What to work on → Skip the pictures, please, and write out exactly the lines from the opening of the data through the line containing "const seriesHatches = ['/', '\\', '-', 'x'];".
####
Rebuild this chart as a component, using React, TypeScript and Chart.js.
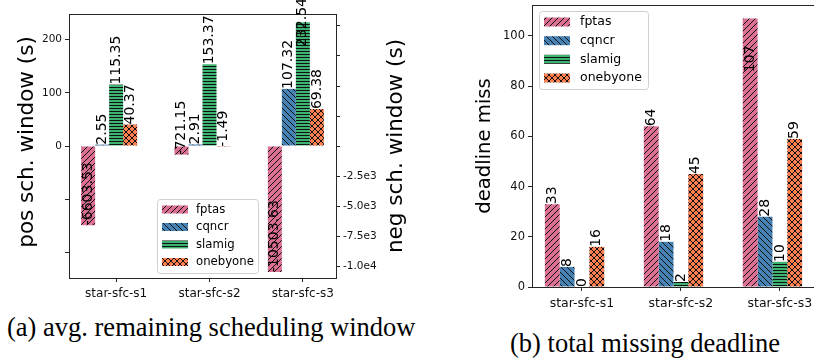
import React, { useEffect, useRef } from 'react';
import { Chart, registerables } from 'chart.js';

Chart.register(...registerables);

const FONT = '"DejaVu Sans", sans-serif';

const categories = ['star-sfc-s1', 'star-sfc-s2', 'star-sfc-s3'];
const seriesNames = ['fptas', 'cqncr', 'slamig', 'onebyone'];
const seriesColors = ['#DB7093', '#4682B4', '#3CB371', '#FF7F50'];
const seriesHatches = ['/', '\\', '-', 'x'];

// (a) avg. remaining scheduling window
const fptasWindow = [-6603.53, -721.15, -10503.63];
const cqncrWindow = [2.55, 2.91, 107.32];
const slamigWindow = [115.35, 153.37, 232.54];
const onebyoneWindow = [40.37, -1.49, 69.38];

// (b) total missing deadline
const fptasMiss = [33, 64, 107];
const cqncrMiss = [8, 18, 28];
const slamigMiss = [0, 2, 10];
const onebyoneMiss = [16, 45, 59];

const posTicks = [-200, -100, 0, 100, 200];
const negTicks = [-10000, -7500, -5000, -2500, 0, 2500, 5000, 7500, 10000];
const missTicks = [0, 20, 40, 60, 80, 100];

function makePattern(color: string, kind: string): CanvasPattern {
  const size = kind === '-' ? 3 : 6;
  const c = document.createElement('canvas');
  c.width = size;
  c.height = size;
  const g = c.getContext('2d')!;
  g.fillStyle = color;
  g.fillRect(0, 0, size, size);
  g.strokeStyle = '#111';
  g.lineWidth = 1;
  g.beginPath();
  if (kind === '/' || kind === 'x') {
    g.moveTo(0, size); g.lineTo(size, 0);
    g.moveTo(-size / 2, size / 2); g.lineTo(size / 2, -size / 2);
    g.moveTo(size / 2, size * 1.5); g.lineTo(size * 1.5, size / 2);
  }
  if (kind === '\\' || kind === 'x') {
    g.moveTo(0, 0); g.lineTo(size, size);
    g.moveTo(-size / 2, size / 2); g.lineTo(size / 2, size * 1.5);
    g.moveTo(size / 2, -size / 2); g.lineTo(size * 1.5, size / 2);
  }
  if (kind === '-') {
    g.moveTo(0, 0.5); g.lineTo(size, 0.5);
  }
  g.stroke();
  return g.createPattern(c, 'repeat')!;
}

function fmtExp(v: number): string {
  const e = Math.floor(Math.log10(Math.abs(v)));
  const m = v / Math.pow(10, e);
  return m.toFixed(1) + 'e' + e;
}

type Decor = {
  fmt: (v: number) => string;
  titles: { text: string; x: number; y: number; size: number }[];
  legend: { x: number; y: number; w: number; h: number; rows: number[]; swX: number; swW: number; swH: number; txX: number; size: number };
};

function decorPlugin(d: Decor, fills: CanvasPattern[]) {
  return {
    id: 'decor',
    afterDraw(chart: any) {
      const { ctx, chartArea: a } = chart;
      ctx.save();
      // frame
      ctx.strokeStyle = '#262626';
      ctx.lineWidth = 1;
      ctx.strokeRect(Math.round(a.left) + 0.5, Math.round(a.top) + 0.5, Math.round(a.right - a.left), Math.round(a.bottom - a.top));
      // value labels
      ctx.font = `14px ${FONT}`;
      ctx.fillStyle = '#000';
      ctx.textAlign = 'left';
      ctx.textBaseline = 'middle';
      chart.data.datasets.forEach((ds: any, di: number) => {
        if (!ds.label) return;
        const meta = chart.getDatasetMeta(di);
        const vs = meta.vScale;
        meta.data.forEach((bar: any, i: number) => {
          const v = ds.data[i].y;
          const t = d.fmt(v);
          const w = ctx.measureText(t).width;
          let y = vs.getPixelForValue(v);
          if (y - w < a.top - 2) y = vs.getPixelForValue(v * 0.8);
          ctx.save();
          ctx.translate(bar.x, y);
          ctx.rotate(-Math.PI / 2);
          ctx.fillText(t, 0, 0);
          ctx.restore();
        });
      });
      // axis titles
      ctx.textAlign = 'center';
      ctx.textBaseline = 'alphabetic';
      d.titles.forEach((t) => {
        ctx.save();
        ctx.font = `${t.size}px ${FONT}`;
        ctx.translate(t.x, t.y);
        ctx.rotate(-Math.PI / 2);
        ctx.fillText(t.text, 0, 0);
        ctx.restore();
      });
      // legend
      const L = d.legend;
      ctx.beginPath();
      if ((ctx as any).roundRect) (ctx as any).roundRect(L.x + 0.5, L.y + 0.5, L.w, L.h, 3);
      else ctx.rect(L.x + 0.5, L.y + 0.5, L.w, L.h);
      ctx.fillStyle = 'rgba(255,255,255,0.85)';
      ctx.fill();
      ctx.strokeStyle = '#d0d0d0';
      ctx.stroke();
      ctx.font = `${L.size}px ${FONT}`;
      ctx.textAlign = 'left';
      ctx.textBaseline = 'middle';
      seriesNames.forEach((n, i) => {
        const cy = L.rows[i];
        ctx.fillStyle = fills[i];
        ctx.fillRect(L.swX, cy - L.swH / 2, L.swW, L.swH);
        ctx.fillStyle = '#000';
        ctx.fillText(n, L.txX, cy);
      });
      ctx.restore();
    },
  };
}

function tickGrid() {
  return { display: true, drawOnChartArea: false, drawTicks: true, tickLength: 4, tickColor: '#262626', offset: false };
}

export default function App() {
  const leftRef = useRef<HTMLCanvasElement>(null);
  const rightRef = useRef<HTMLCanvasElement>(null);

  useEffect(() => {
    const fills = seriesColors.map((c, i) => makePattern(c, seriesHatches[i]));
    const winSeries = [fptasWindow, cqncrWindow, slamigWindow, onebyoneWindow];
    const missSeries = [fptasMiss, cqncrMiss, slamigMiss, onebyoneMiss];

    const mkData = (arr: number[]) => categories.map((_, i) => ({ x: i, y: arr[i] }));
    const barOpts = { categoryPercentage: 0.75, barPercentage: 1, borderWidth: 0 };

    const xScale = (h: number, size: number) => ({
      type: 'linear',
      min: -0.505,
      max: 2.355,
      offset: false,
      afterBuildTicks: (s: any) => { s.ticks = categories.map((_, i) => ({ value: i })); },
      afterFit: (s: any) => { s.height = h; s.paddingLeft = 0; s.paddingRight = 0; },
      ticks: {
        callback: (v: any) => categories[v] ?? '',
        font: { family: FONT, size },
        color: '#111',
        padding: 5,
        maxRotation: 0,
        autoSkip: false,
      },
      grid: tickGrid(),
      border: { display: false },
    });

    const left = new Chart(leftRef.current!, {
      type: 'bar',
      data: {
        datasets: [
          ...seriesNames.map((n, i) => ({
            label: n,
            data: mkData(winSeries[i]),
            backgroundColor: fills[i],
            yAxisID: i === 0 ? 'y2' : 'y',
            ...barOpts,
          })),
          { label: '', data: mkData([0, 0, 0]), backgroundColor: 'rgba(0,0,0,0)', yAxisID: 'y', ...barOpts },
        ],
      } as any,
      options: {
        responsive: false,
        animation: false,
        layout: { padding: { top: 14, left: 0, right: 0, bottom: 0 } },
        plugins: { legend: { display: false }, tooltip: { enabled: false } },
        scales: {
          x: xScale(22, 12) as any,
          y: {
            position: 'left',
            min: -248,
            max: 248,
            afterBuildTicks: (s: any) => { s.ticks = posTicks.map((v) => ({ value: v })); },
            afterFit: (s: any) => { s.width = 69; s.paddingTop = 0; s.paddingBottom = 0; },
            ticks: { callback: (v: any) => (v >= 0 ? String(v) : ''), font: { family: FONT, size: 10.5 }, color: '#111', padding: 3 },
            grid: tickGrid(),
            border: { display: false },
          } as any,
          y2: {
            position: 'right',
            min: -11000,
            max: 11000,
            afterBuildTicks: (s: any) => { s.ticks = negTicks.map((v) => ({ value: v })); },
            afterFit: (s: any) => { s.width = 84; s.paddingTop = 0; s.paddingBottom = 0; },
            ticks: { callback: (v: any) => (v < 0 ? fmtExp(v) : ''), font: { family: FONT, size: 10.5 }, color: '#111', padding: 3 },
            grid: tickGrid(),
            border: { display: false },
          } as any,
        },
      },
      plugins: [
        decorPlugin(
          {
            fmt: (v) => v.toFixed(2),
            titles: [
              { text: 'pos sch. window (s)', x: 32.5, y: 142, size: 21.5 },
              { text: 'neg sch. window (s)', x: 402, y: 146, size: 21.5 },
            ],
            legend: { x: 157, y: 199, w: 101, h: 74, rows: [209.5, 227, 244.5, 262], swX: 162, swW: 26, swH: 8, txX: 196, size: 11.7 },
          },
          fills
        ),
      ],
    });

    const right = new Chart(rightRef.current!, {
      type: 'bar',
      data: {
        datasets: [
          ...seriesNames.map((n, i) => ({
            label: n,
            data: mkData(missSeries[i]),
            backgroundColor: fills[i],
            ...barOpts,
          })),
          { label: '', data: mkData([0, 0, 0]), backgroundColor: 'rgba(0,0,0,0)', ...barOpts },
        ],
      } as any,
      options: {
        responsive: false,
        animation: false,
        layout: { padding: { top: 5, left: 0, right: 5, bottom: 0 } },
        plugins: { legend: { display: false }, tooltip: { enabled: false } },
        scales: {
          x: xScale(28, 12.5) as any,
          y: {
            position: 'left',
            min: 0,
            max: 112.35,
            afterBuildTicks: (s: any) => { s.ticks = missTicks.map((v) => ({ value: v })); },
            afterFit: (s: any) => { s.width = 112; s.paddingTop = 0; s.paddingBottom = 0; },
            ticks: { callback: (v: any) => String(v), font: { family: FONT, size: 11.5 }, color: '#111', padding: 3 },
            grid: tickGrid(),
            border: { display: false },
          } as any,
        },
      },
      plugins: [
        decorPlugin(
          {
            fmt: (v) => String(Math.round(v)),
            titles: [{ text: 'deadline miss', x: 70, y: 146, size: 19.6 }],
            legend: { x: 119, y: 11, w: 109, h: 78, rows: [22, 40.7, 59.3, 78], swX: 124, swW: 26, swH: 9, txX: 160, size: 12.5 },
          },
          fills
        ),
      ],
    });

    return () => {
      left.destroy();
      right.destroy();
    };
  }, []);

  const caption: React.CSSProperties = {
    position: 'absolute',
    fontFamily: '"Liberation Serif", serif',
    fontSize: 26.5,
    lineHeight: '30px',
    whiteSpace: 'nowrap',
    color: '#000',
  };

  return (
    <div style={{ position: 'fixed', left: 0, top: 0, width: 814, height: 363, overflow: 'hidden', background: '#fff' }}>
      <canvas ref={leftRef} width={420} height={300} style={{ position: 'absolute', left: 0, top: 0 }} />
      <canvas ref={rightRef} width={400} height={315} style={{ position: 'absolute', left: 420, top: 0 }} />
      <div style={{ ...caption, left: 7, top: 312 }}>(a) avg. remaining scheduling window</div>
      <div style={{ ...caption, left: 510, top: 328 }}>(b) total missing deadline</div>
    </div>
  );
}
####
Exercise result →
Rebuild this chart as a component, using React, TypeScript and Chart.js.
import React, { useEffect, useRef } from 'react';
import { Chart, registerables } from 'chart.js';

Chart.register(...registerables);

const FONT = '"DejaVu Sans", sans-serif';

const categories = ['star-sfc-s1', 'star-sfc-s2', 'star-sfc-s3'];
const seriesNames = ['fptas', 'cqncr', 'slamig', 'onebyone'];
const seriesColors = ['#DB7093', '#4682B4', '#3CB371', '#FF7F50'];
const seriesHatches = ['/', '\\', '-', 'x'];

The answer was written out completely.